Son profil d’homme d’affaires et sa profonde connaissance du marché nord-américain préfigurent d’une accélération des réformes structurelles lancées par son prédécesseur, à la grande satisfaction des cercles financiers. Les craintes qu’une logique comptable prenne le pas sur une stratégie d’entreprise propre sont donc réelles, d’autant que le profil atlantiste de Kimishima entérine l’affaiblissement de l’influence conservatrice japonaise. À ce titre, le déclassement de Miyamoto et Takeda au sein du conseil d’administration, respectivement devenu Technology Fellow et Creative Fellow, (un titre honorifique réservé à des figures historiques de la société) est patent.
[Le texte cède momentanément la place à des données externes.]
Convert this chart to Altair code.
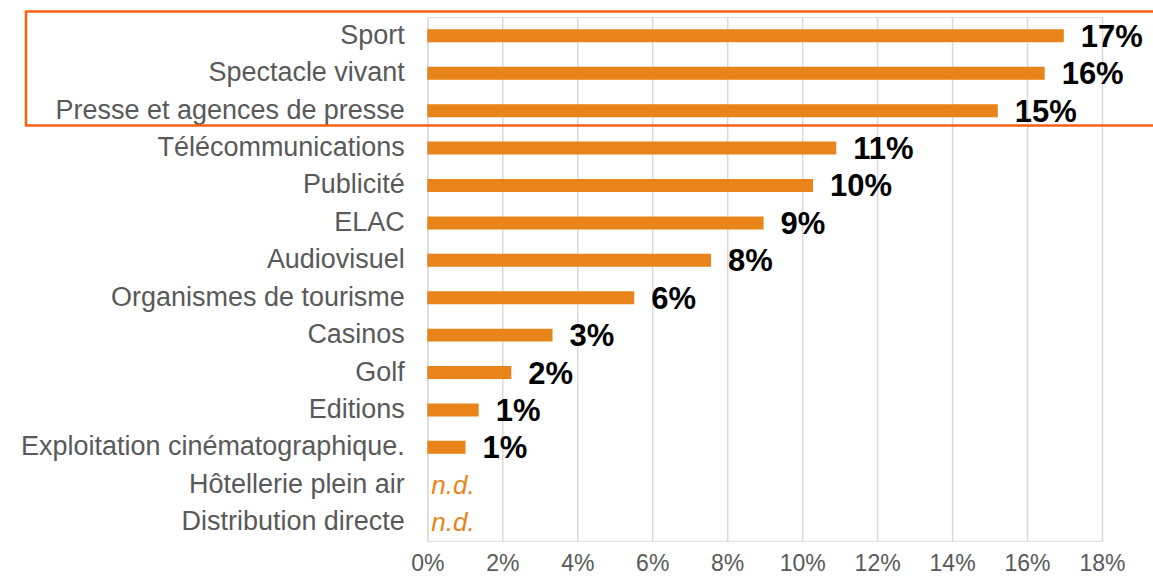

D’autant que le communiqué de presse officialisant sa nomination précise que c'est le prélude à “une révision à grande échelle de la structure organisationnelle de l’entreprise”. Mais le jeu de chaise musicale a d’ores et déjà démarré. En plus d’avoir relégué les deux figures historiques, le nouveau PDG s’entoure d’un bras droit au profil financier comme lui, tandis que le responsable du pôle R&D Nintendo SPD devient le directeur d’un tout nouveau département Nintendo EPD.
 
Selon le Nikkei, le nouveau chef de l’exécutif de Nintendo s’est autrefois distingué de l’administration précédente en pronostiquant l’échec de la Wii U en raison de la forte similarité avec le modèle antérieur avant de se ranger au consensus d’entreprise.
 
Les réactions des analystes n’ont pas tardé. Selon Serkan Toto situé à Tokyo « Kimishima est un choix intelligent », « orthodoxe » souligne le responsable du cabinet Ichiyoshi Asset Management. Jamais rassasié, un observateur déclare qu’il « s’attendait à des changements plus importants ». David Gibson de l'agence Macquarie estime que Nintendo cherche à gagner du temps en nommant un décideur âgé de 65 ans, l'âge de la retraite pour les non-administrateurs, « il est peu probable qu'il soit encore présent dans cinq ans ».